Way back at the beginning of the semester we were introduced to Marxist ideas about sex. One of the main ideas was that because of its focus on performance, sex has come to resemble work. With the shift towards a corporate culture comes a whole new set of values and beliefs. People are no longing working to live but rather living to work and with this shift comes a shift in priorities. This work-hard mentality is also present on college campuses, specifically the ivy leagues and other particularly rigorous universities. Because of this, Kate Taylor, in an article for The New York Times, argues that college aged women, at Penn for example, embrace hook-up culture because having causal sexual interactions is more productive and conducive to their busy schedules than investing in a relationship. We’ve analyzed hook up culture from many different lenses (class, race, sexuality) and now we have an economic perspective on it.
One of the interviewees of the article, a Penn junior, explains that she doesn’t want a relationship because of the “cost benefit” analyses and the “low risk and low investment costs” associated with hooking up. This may seem like an extremely technically approach to the complicated hooking up scene on college campuses but for this girl (who’s name was left out for anonymity) this is her means of justification behind it. She goes on to explain, “If I’m sober, I’m working.” Not only does her busy schedule not allow for an intimate relationship but there is also the risk that something better might come alone. For example, she says that her and her friends, “are very aware of cost-benefit issues and trading up and trading down, so no one wants to be too tied to someone that, you know, may not be the person they want to be with in a couple of months.” Where have we seen this rhetoric before? That’s right– when discussing boys and their opposition to commitment. There tends to be a common underlying belief that guys don’t want to settle down with one girl out of fear that something better will come around. However, if both men and women share this fear, as the interviewee and her friends seem to suggest, then its no wonder that casual hook up encounters are going to flourish on college campuses. Hooking up allows for both men and women to act on natural sexual impulses without being emotionally and temporally invested.

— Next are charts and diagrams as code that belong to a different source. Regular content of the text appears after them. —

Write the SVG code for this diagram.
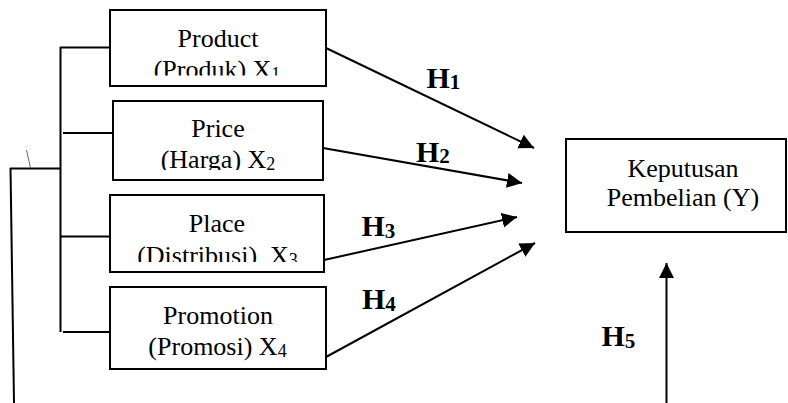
<svg xmlns="http://www.w3.org/2000/svg" width="788" height="403" viewBox="0 0 788 403">
<style>
.box{fill:#fff;stroke:#000;stroke-width:2}
.t{font-family:"Liberation Serif","Times New Roman",serif;font-size:26px;fill:#000;text-anchor:middle;white-space:pre}
.s{font-size:18px}
.h{font-family:"Liberation Serif","Times New Roman",serif;font-size:30px;font-weight:bold;fill:#000}
.hs{font-size:21px}
.ln{stroke:#000;stroke-width:2;fill:none}
.ar{stroke:#000;stroke-width:2;fill:none;marker-end:url(#arr)}
</style>
<defs>
<marker id="arr" markerUnits="userSpaceOnUse" markerWidth="16" markerHeight="16" refX="15" refY="7.5" orient="auto">
<path d="M0,0 L15,7.5 L0,15 z" fill="#000"/>
</marker>
<clipPath id="c1"><rect x="110" y="10" width="216" height="65.5"/></clipPath>
<clipPath id="c2"><rect x="113" y="101" width="210" height="69"/></clipPath>
<clipPath id="c3"><rect x="110" y="195" width="214" height="67"/></clipPath>
</defs>
<g id="connectors">
<line class="ln" x1="60.5" y1="47" x2="60.5" y2="332"/>
<line class="ln" x1="60" y1="47.5" x2="110" y2="47.5"/>
<line class="ln" x1="63" y1="133" x2="113" y2="133"/>
<line class="ln" x1="61" y1="236.5" x2="110" y2="236.5"/>
<line class="ln" x1="63" y1="332" x2="110" y2="332"/>
<line class="ln" x1="10" y1="168.5" x2="61" y2="168.5"/>
<line class="ln" x1="10.5" y1="168" x2="14" y2="403"/>
<line x1="26.5" y1="150" x2="30.5" y2="168" stroke="#666" stroke-width="1"/>
<line class="ar" x1="326" y1="48" x2="534" y2="148"/>
<line class="ar" x1="323" y1="148" x2="522" y2="183"/>
<line class="ar" x1="324" y1="260" x2="517" y2="217"/>
<line class="ar" x1="326" y1="357" x2="535" y2="243"/>
<line class="ar" x1="666.5" y1="403" x2="666.5" y2="263"/>
</g>
<g id="product">
<rect class="box" x="110" y="10" width="216" height="76"/>
<g clip-path="url(#c1)">
<text class="t" x="218" y="46.5">Product</text>
<text class="t" x="217" y="78">(Produk) X<tspan class="s" dy="2">1</tspan></text>
</g>
</g>
<g id="price">
<rect class="box" x="113" y="101" width="210" height="79"/>
<g clip-path="url(#c2)">
<text class="t" x="218" y="137">Price</text>
<text class="t" x="218" y="168">(Harga) X<tspan class="s" dy="2">2</tspan></text>
</g>
</g>
<g id="place">
<rect class="box" x="110" y="195" width="214" height="77"/>
<g clip-path="url(#c3)">
<text class="t" x="217" y="232">Place</text>
<text class="t" x="217.5" y="264">(Distribusi)  X<tspan class="s" dy="2">3</tspan></text>
</g>
</g>
<g id="promotion">
<rect class="box" x="110" y="287" width="216" height="82"/>
<text class="t" x="218" y="323.5">Promotion</text>
<text class="t" x="217.5" y="355">(Promosi) X<tspan class="s" dy="1.5">4</tspan></text>
</g>
<g id="keputusan">
<rect class="box" x="566" y="139" width="220" height="93"/>
<text class="t" x="683" y="176.5">Keputusan</text>
<text class="t" x="683" y="206">Pembelian (Y)</text>
</g>
<g id="labels">
<text class="h" x="426.5" y="88">H<tspan class="hs" dy="1">1</tspan></text>
<text class="h" x="416" y="161.5">H<tspan class="hs" dy="1">2</tspan></text>
<text class="h" x="361.5" y="236">H<tspan class="hs" dy="1.5">3</tspan></text>
<text class="h" x="362" y="308.5">H<tspan class="hs" dy="2">4</tspan></text>
<text class="h" x="601.5" y="346">H<tspan class="hs" dy="2">5</tspan></text>
</g>
</svg>
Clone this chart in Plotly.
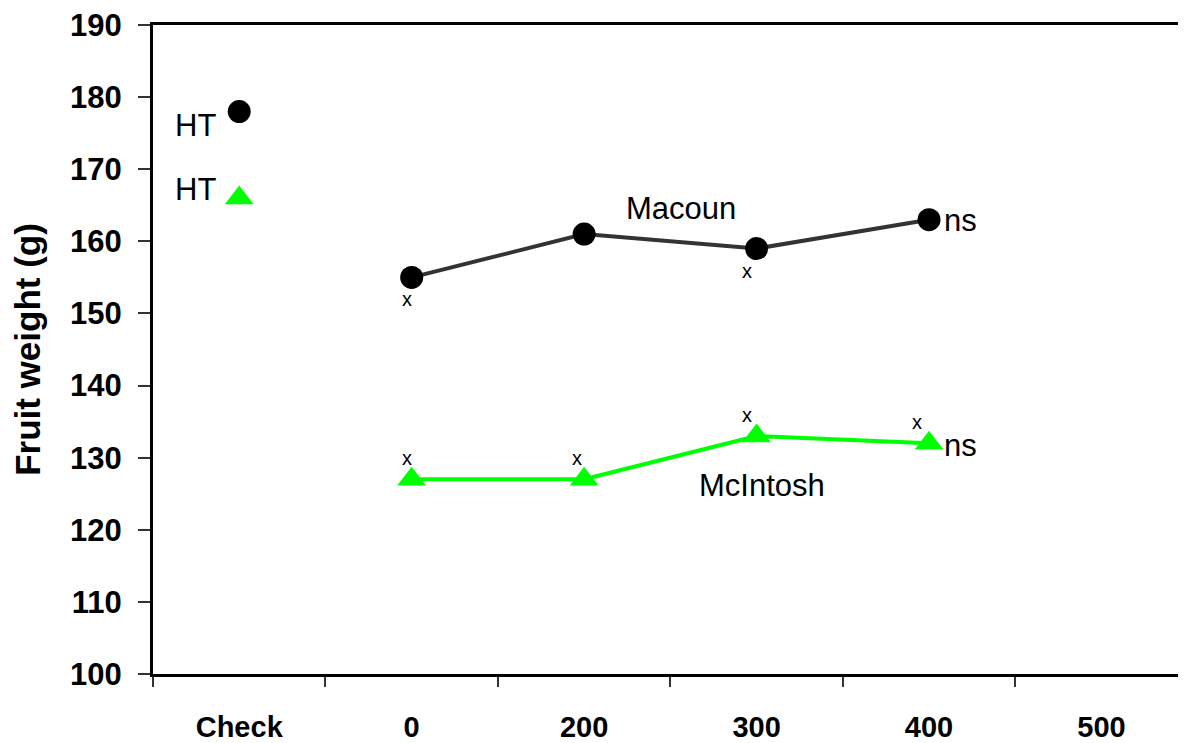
import plotly.graph_objects as go

# ---- data ----
categories = ["Check", "0", "200", "300", "400", "500"]
rates = ["0", "200", "300", "400"]
macoun_weight = [155, 161, 159, 163]
mcintosh_weight = [127, 127, 133, 132]
macoun_check = 178
mcintosh_check = 166
macoun_sig = ["x", "", "x", ""]
mcintosh_sig = ["x", "x", "x", "x"]
y_ticks = [100, 110, 120, 130, 140, 150, 160, 170, 180, 190]

BLACK = "#000000"
DARK = "#333333"
GREEN = "#00ff00"
FONT = "Liberation Sans, Arial, sans-serif"

# category index positions (annotations on a category axis need numeric index,
# because labels such as "0" would otherwise be read as numbers)
idx = {c: i for i, c in enumerate(categories)}

fig = go.Figure()

fig.add_trace(go.Scatter(
    x=rates, y=macoun_weight, mode="lines+markers",
    line=dict(color=DARK, width=4),
    marker=dict(symbol="circle", size=23, color=BLACK),
    name="Macoun", showlegend=False, cliponaxis=False))
fig.add_trace(go.Scatter(
    x=rates, y=mcintosh_weight, mode="lines+markers",
    line=dict(color=GREEN, width=4),
    marker=dict(symbol="triangle-up", size=25, color=GREEN),
    name="McIntosh", showlegend=False, cliponaxis=False))
fig.add_trace(go.Scatter(
    x=["Check"], y=[macoun_check], mode="markers",
    marker=dict(symbol="circle", size=23, color=BLACK),
    showlegend=False, cliponaxis=False))
fig.add_trace(go.Scatter(
    x=["Check"], y=[mcintosh_check], mode="markers",
    marker=dict(symbol="triangle-up", size=25, color=GREEN),
    showlegend=False, cliponaxis=False))

ann_font = dict(family=FONT, size=31, color=BLACK)
small_font = dict(family=FONT, size=20, color=BLACK)

fig.add_annotation(x=idx["Check"], y=macoun_check, text="HT", showarrow=False,
                   xanchor="right", xshift=-21, yshift=-14, font=ann_font)
fig.add_annotation(x=idx["Check"], y=mcintosh_check, text="HT", showarrow=False,
                   xanchor="right", xshift=-21, yshift=9, font=ann_font)

fig.add_annotation(x=2.56, y=164.5, text="Macoun", showarrow=False, font=ann_font)
fig.add_annotation(x=3.03, y=126.2, text="McIntosh", showarrow=False, font=ann_font)

fig.add_annotation(x=idx[rates[-1]], y=macoun_weight[-1], text="ns", showarrow=False,
                   xanchor="left", xshift=13, yshift=-1, font=ann_font)
fig.add_annotation(x=idx[rates[-1]], y=mcintosh_weight[-1], text="ns", showarrow=False,
                   xanchor="left", xshift=13, yshift=-2, font=ann_font)

mac_dx = [-5, 0, -10, 0]
for r, v, s, dx in zip(rates, macoun_weight, macoun_sig, mac_dx):
    if s:
        fig.add_annotation(x=idx[r], y=v, text=s, showarrow=False,
                           xshift=dx, yshift=-22, font=small_font)
mci_dx = [-5, -7, -10, -12]
for r, v, s, dx in zip(rates, mcintosh_weight, mcintosh_sig, mci_dx):
    if s:
        fig.add_annotation(x=idx[r], y=v, text=s, showarrow=False,
                           xshift=dx, yshift=21, font=small_font)

fig.update_layout(
    width=1178, height=735,
    margin=dict(l=145, r=0, t=15, b=64),
    paper_bgcolor="white", plot_bgcolor="white",
    font=dict(family=FONT, color=BLACK),
    showlegend=False,
    xaxis=dict(
        type="category", categoryorder="array", categoryarray=categories,
        tickvals=categories, ticktext=categories,
        range=[-0.5, 5.49],
        tickson="boundaries",
        ticks="outside", ticklen=10, tickwidth=2, tickcolor=DARK,
        showline=True, linecolor=BLACK, linewidth=3, mirror=True,
        showgrid=False, zeroline=False,
        tickfont=dict(family=FONT, size=29, color=BLACK, weight="bold"),
        ticklabelstandoff=25,
        ticklabeloverflow="allow",
    ),
    yaxis=dict(
        range=[100, 190], tickvals=y_ticks,
        ticks="outside", ticklen=12, tickwidth=2, tickcolor=DARK,
        showline=True, linecolor=BLACK, linewidth=3,
        showgrid=False, zeroline=False,
        tickfont=dict(family=FONT, size=31, color=BLACK, weight="bold"),
        ticklabelstandoff=10,
        ticklabeloverflow="allow",
        title=dict(text="Fruit weight (g)", standoff=25,
                   font=dict(family=FONT, size=35, color=BLACK, weight="bold")),
    ),
)

fig.write_html("out.html")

This is contradictory to what Bogle argues in her exploration of hook up culture. From her interviewing experience she finds that college-aged women are, in fact, looking for a relationship and thus end up hurt and unfulfilled from just hooking up. She says that men believe some women are looking for sex but most are looking for relationships and conversely that women believe men are looking for relationships but most just want sex. This miscommunication amongst genders is what makes hook up culture unappealing to women since she suggests that most are in pursuit of a relationship.
So whose findings are more accurate–Bogles or Taylors? While Hooking Up was written in 2008 and this article is from 2013 perhaps the 5-year gap accounts for a change in female college students’ priorities and desires. Or perhaps it varies from school to school. Women at ivy leagues are probably more likely to put academic achievement above intimate relationships. Or by age– underclassman women who are far from graduation are more likely to play the field than women about to graduate and are rapidly approaching the ominous “real world,” in which a career and marriage are typical social scripts.
How do you think women approach the economics of hooking up? Have we changed from the old “going to college for an Mrs. Degree” days? Or are women truly inconvenienced by relationships and thus opt for causal hook ups? What about men, what is their overarching justification for preferring hooking up besides stereotypical commitment fears? Is hook up culture economically savvy (in terms of time and priorities) or is it just an arbitrary adolescent-hormones-raging phenomenon?